I'd assumed that, given the absence of her anti-Zionist flatmate, we'd be able to enjoy the Eurovision as the trashy, campy experience that was intended, without politics intruding. I was mistaken: my friend, her boyfriend and one of her friends insisted on turning off the stream during Israel's performance and made innumerable derisive comments about them during the night. I'm a coward who wants to keep the peace so I held my tongue for the most part.
Israel received modest double-digit votes from the national juries, but after the audience vote, they rocketed up to first place with an astonishing 357 votes, total. In second place was Austria with 258 jury votes, and in the end Austria clinched it. (I honestly cannot say who deserved it more as, as previously mentioned, they turned off the stream during the Israeli performance. I found the Austrian one a little annoying, and if it had been up to me, based on the performances I actually saw, I would have given it to the Germans.)
I was rather dismayed with how quickly my friend retreated into semi-ironic conspiritorialism: saying that the Eurovision would have to investigate their voting procedures next year to ensure no ballot-stuffing was taking place, or attributing Israel's massive success among the audiences as the result of concerted, strategic voting efforts by "the right". (The idea that foul play must have been involved seems to be a consensus opinion, if /r/Ireland is any indication.) The possibilities that a) normie Europeans legitimately liked Israel's performance on a musical level more than the other countries; or b) normie Europeans voted for Israel for political reasons because they're more sympathetic to the Israeli cause than the Palestinian - seem not to have occurred to her.
I am growing increasingly dismayed by the level of ambient nominally pro-Palestinian (but really anti-Israeli) sentiment in Ireland, but it's comforting to be reminded that it's quite the outlier among European countries.
Things took an even weirder turn when Armenia performed and the conversation turned to the Armenian genocide of the 1910s. My friend's Turkish boyfriend, who'd been enthusiastically participating in the Israel-bashing, suddenly became rather defensive, explaining how it wasn't a genocide but merely ethnic cleansing, and anyway forced marches are completely different from genocide, and anyway how do you even establish intent to exterminate a particular ethnic group, and it's hypocritical of European nations to accuse the Turks of genocide when they've done things that were just as bad if not worse* (it was a real mask-off, vino veritas moment, and even my friend seemed to be a bit taken aback by how worked up he got).

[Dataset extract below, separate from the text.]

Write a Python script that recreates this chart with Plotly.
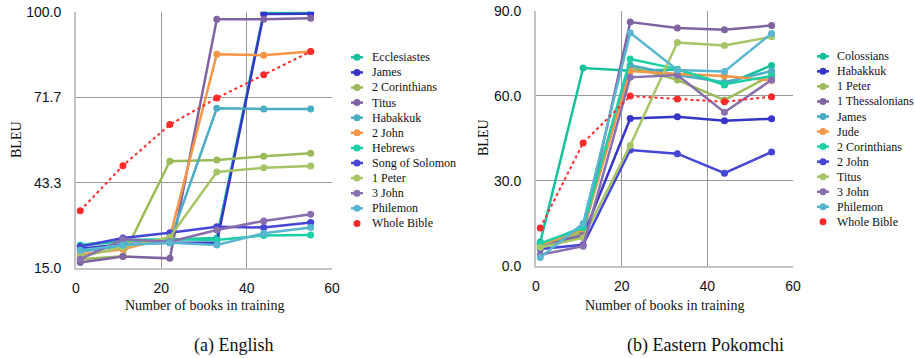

I felt like saying - it's a bit rich of you to accuse Israel of genocide on the basis of their having killed ~110,000 Palestinians in the span of 75 years, but dismiss the deaths of 1.5 million Armenians in one year as "mere" ethnic cleansing. My girlfriend, who's nowhere near as sympathetic to the Israelis as I am, admitted that I had a point here. I hate to say it, but the "it's antisemitism" theory seems to have greater predictive power than many of its competing alternatives.
*On this point I agreed with him: the Armenian genocide is at least as reprehensible as, to pick one example, Belgian conduct in the Congo.
Oh thanks, I missed that.
Nominating for an AAQC based on this clause alone.